Background: The median arcuate ligament is a normal anatomical feature of the aortic hiatus, attached to the posteromedial aspect of the diaphragm. Median arcuate ligament syndrome (MALS), also known as celiac artery compression syndrome (CACS), is a presumed rare congenital defect thought to cause compression of the celiac trunk, in addition to possible impingement of the celiac plexus. Symptomatic patients, depending on age and stage of disease complain of post-prandial abdominal pain, post-exertional abdominal pain, nausea, vomiting, and weight loss. Due to rarity of the disease in conjunction with vague physical complaints and unclear etiology, a universal method for surgical screening has not been developed and predictors of surgical outcome are not widely understood. This systematic review addresses how providers can determine surgical candidacy based upon outcome predictors and symptomatology.
Methods: A search was conducted using Google Scholar, MEDLINE via PubMed, ScienceDirect, and CINAHL via Ebsco. Keywords included were median arcuate ligament syndrome, celiac artery compression syndrome, predict*, and outcomes. Studies were assessed for quality using GRADE criteria.

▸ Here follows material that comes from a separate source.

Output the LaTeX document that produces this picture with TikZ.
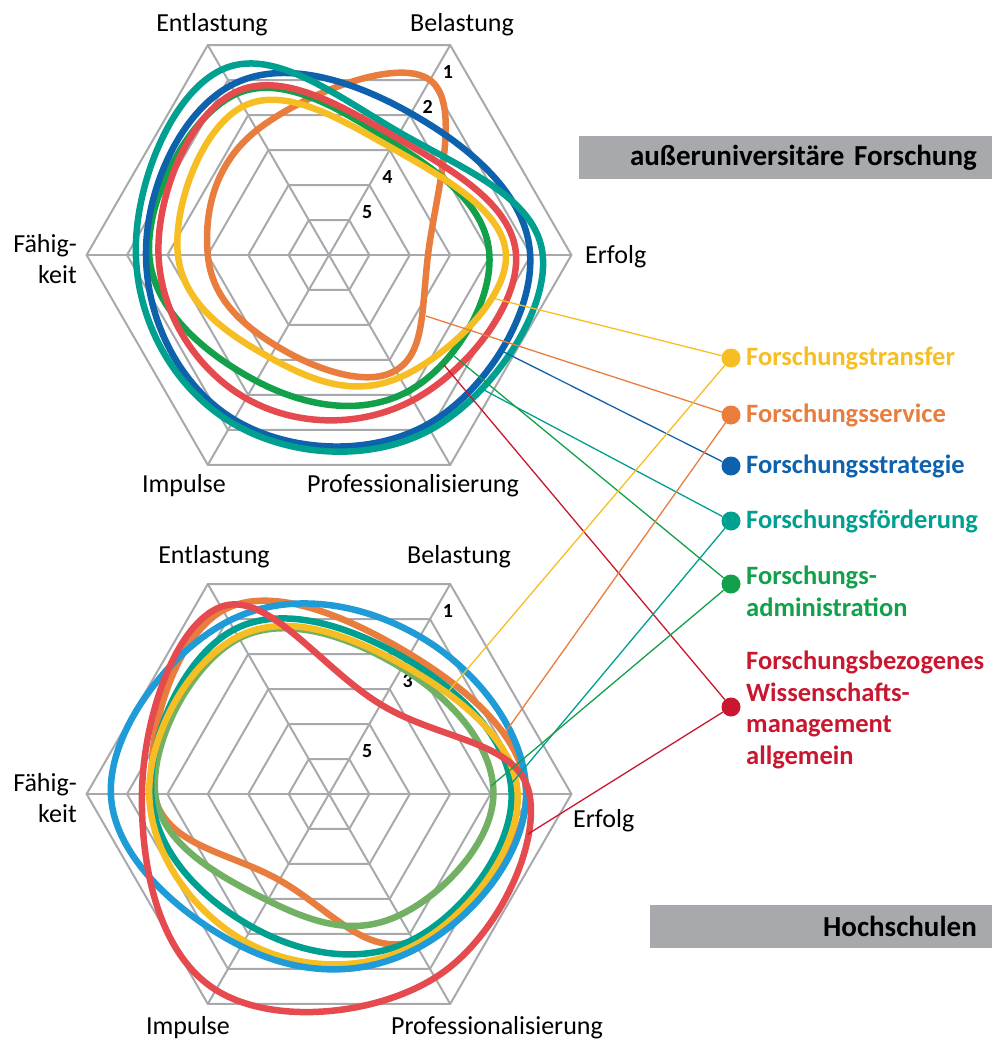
\documentclass[tikz,border=0pt]{standalone}
\usepackage{fontspec}
\setmainfont{Carlito}

\definecolor{gitter}{HTML}{A7A9AC}
\definecolor{ctransfer}{HTML}{F7BE24}
\definecolor{cservice}{HTML}{E87D3E}
\definecolor{cstrategie}{HTML}{0E62AD}
\definecolor{cfoerderung}{HTML}{00A090}
\definecolor{cadmin}{HTML}{13A04B}
\definecolor{callgemein}{HTML}{C8172F}
\definecolor{crot}{HTML}{E54B4E}
\definecolor{chellblau}{HTML}{1F9BD7}
\definecolor{chellgruen}{HTML}{72B163}

\begin{document}
\begin{tikzpicture}[x=1pt, y=1pt,
    netz/.style={draw=gitter, line width=2pt},
    kurve/.style={line width=6.5pt, line join=round},
    leiter/.style={line width=1.3pt},
    punkt/.style={circle, minimum size=19pt, inner sep=0pt},
    achse/.style={font=\fontsize{26}{31.7}\selectfont, inner sep=0pt},
    legende/.style={font=\bfseries\fontsize{26.5}{31.7}\selectfont, align=left, inner sep=0pt, anchor=west},
    stufe/.style={font=\bfseries\fontsize{20}{24}\selectfont, inner sep=0pt},
    titel/.style={fill=gitter, font=\bfseries\fontsize{29}{35}\selectfont, align=right, minimum height=43pt, inner xsep=15pt, anchor=north east}
]
\useasboundingbox (0,0) rectangle (992,-1041);

% Netz oben: außeruniversitäre Forschung
\begin{scope}[shift={(329pt,-255pt)}, x=40.4pt, y=40.4pt]
\foreach \r in {1,...,6}
  \draw[netz] (0:\r) -- (60:\r) -- (120:\r) -- (180:\r) -- (240:\r) -- (300:\r) -- cycle;
\foreach \w in {0,60,...,300}
  \draw[netz] (0,0) -- (\w:6);
\foreach \v/\r in {1/5,2/4,4/2,5/1}
  \node[stufe] (oStufe\v) at ([xshift=18pt,yshift=8pt]60:\r) {\v};
% Erfolg, Belastung, Entlastung, Fähigkeit, Impulse, Professionalisierung
\foreach \farbe/\a/\b/\c/\d/\e/\f in {
    cservice/2.45/5.0/3.57/3.0/2.6/3.3,
    cadmin/3.97/3.2/4.6/4.45/3.6/3.9,
    cstrategie/4.98/4.05/4.85/4.53/4.7/4.85,
    cfoerderung/5.29/3.5/5.3/4.78/4.8/5.0,
    crot/4.63/3.35/4.65/4.22/4.1/4.15,
    ctransfer/4.38/3.07/4.25/3.74/2.93/3.5}
  \draw[kurve, \farbe] plot[smooth cycle, tension=0.7] coordinates {(0:\a) (60:\b) (120:\c) (180:\d) (240:\e) (300:\f)};
\end{scope}

% Netz unten: Hochschulen
\begin{scope}[shift={(329pt,-794pt)}, x=40.4pt, y=40.4pt]
\foreach \r in {1,...,6}
  \draw[netz] (0:\r) -- (60:\r) -- (120:\r) -- (180:\r) -- (240:\r) -- (300:\r) -- cycle;
\foreach \w in {0,60,...,300}
  \draw[netz] (0,0) -- (\w:6);
\foreach \v/\r in {1/5,3/3,5/1}
  \node[stufe] (uStufe\v) at ([xshift=18pt,yshift=8pt]60:\r) {\v};
\foreach \farbe/\a/\b/\c/\d/\e/\f in {
    cservice/4.88/4.0/5.25/4.33/2.46/4.2,
    chellgruen/4.07/3.6/4.45/4.3/3.04/3.47,
    cfoerderung/4.52/3.85/4.7/4.4/3.8/4.16,
    ctransfer/4.67/3.68/4.5/4.45/4.2/4.3,
    chellblau/4.88/4.5/4.95/5.4/4.35/4.4,
    crot/4.96/2.56/5.35/4.63/5.6/5.25}
  \draw[kurve, \farbe] plot[smooth cycle, tension=0.7] coordinates {(0:\a) (60:\b) (120:\c) (180:\d) (240:\e) (300:\f)};
\end{scope}

% Achsen oben
\node[achse, anchor=base] (oEntl) at (212,-32) {Entlastung};
\node[achse, anchor=base] (oBel) at (462,-32) {Belastung};
\node[achse, anchor=base west] (oErf) at (585,-263) {Erfolg};
\node[achse, align=right, anchor=east] (oFaeh) at (77,-259) {Fähig-\\keit};
\node[achse, anchor=base] (oImp) at (184,-492) {Impulse};
\node[achse, anchor=base] (oProf) at (413,-492) {Professionalisierung};

% Achsen unten
\node[achse, anchor=base] (uEntl) at (214,-563) {Entlastung};
\node[achse, anchor=base] (uBel) at (459,-563) {Belastung};
\node[achse, anchor=base west] (uErf) at (573,-827) {Erfolg};
\node[achse, align=right, anchor=east] (uFaeh) at (77,-798) {Fähig-\\keit};
\node[achse, anchor=base] (uImp) at (188,-1034) {Impulse};
\node[achse, anchor=base] (uProf) at (497,-1034) {Professionalisierung};

% Titel
\node[titel, text width=383pt] (titelOben) at (992,-136) {außeruniversitäre Forschung};
\node[titel, text width=312pt] (titelUnten) at (992,-905) {Hochschulen};

% Legende
\node[punkt, fill=ctransfer] (transfer) at (731,-358) {};
\node[punkt, fill=cservice] (service) at (731,-415) {};
\node[punkt, fill=cstrategie] (strategie) at (731,-466) {};
\node[punkt, fill=cfoerderung] (foerderung) at (731,-521) {};
\node[punkt, fill=cadmin] (admin) at (731,-584) {};
\node[punkt, fill=callgemein] (allgemein) at (731,-707) {};
\node[legende, text=ctransfer] (tTransfer) at (746,-358) {Forschungstransfer};
\node[legende, text=cservice] (tService) at (746,-415) {Forschungsservice};
\node[legende, text=cstrategie] (tStrategie) at (746,-466) {Forschungsstrategie};
\node[legende, text=cfoerderung] (tFoerderung) at (746,-521) {Forschungsförderung};
\node[legende, text=cadmin] (tAdmin) at (746,-591) {Forschungs-\\administration};
\node[legende, text=callgemein] (tAllgemein) at (746,-710) {Forschungsbezogenes\\Wissenschafts-\\management\\allgemein};

% Zuordnungslinien
\coordinate (oTransfer) at (492,-298);
\coordinate (oService) at (426,-316);
\coordinate (oStrategie) at (504,-352);
\coordinate (oFoerderung) at (484,-390);
\coordinate (oAdmin) at (454,-356);
\coordinate (oAllgemein) at (444,-365);
\coordinate (uTransfer) at (447,-693);
\coordinate (uService) at (502,-737);
\coordinate (uFoerderung) at (512,-783);
\coordinate (uAdmin) at (491,-786);
\coordinate (uAllgemein) at (528,-834);
\draw[leiter, ctransfer] (oTransfer) -- (transfer);
\draw[leiter, cservice] (oService) -- (service);
\draw[leiter, cstrategie] (oStrategie) -- (strategie);
\draw[leiter, cfoerderung] (oFoerderung) -- (foerderung);
\draw[leiter, cadmin] (oAdmin) -- (admin);
\draw[leiter, callgemein] (oAllgemein) -- (allgemein);
\draw[leiter, ctransfer] (uTransfer) -- (transfer);
\draw[leiter, cservice] (uService) -- (service);
\draw[leiter, cfoerderung] (uFoerderung) -- (foerderung);
\draw[leiter, cadmin] (uAdmin) -- (admin);
\draw[leiter, callgemein] (uAllgemein) -- (allgemein);

\end{tikzpicture}
\end{document}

Results: This systematic review includes 3 studies that discuss predictive models for screening MALS surgical candidates. One study evaluated the surgical outcomes of MAL decompression in 42 patients using SF-36 to evaluate symptom improvement and resolution, and it was deduced that age and baseline celiac artery expiratory velocity served as predictors of positive surgical outcome. Another study evaluated 67 patients instead using SF-12 and the Visick score as symptom questionnaires. This study found that pre-operative post-exertional abdominal pain suggested a positive surgical outcome, and vomiting and unprovoked pain were associated with negative surgical outcomes. A prospective study was lastly analyzed. This study, which included 135 patients, determined that the development and grade at which collateral circulation was formed within the abdomen correlated with increasingly negative surgical outcomes.
Conclusion: Surgical decompression of the celiac artery is often successful, despite pre-operational predictors that might suggest incomplete symptom resolution. Predictors of positive surgical outcomes include post-exertional pain, low age of diagnosis, and reduced development of collateral circulation. Predictors of negative surgical outcome include vomiting, unprovoked pain, and increased formation of collateral circulation.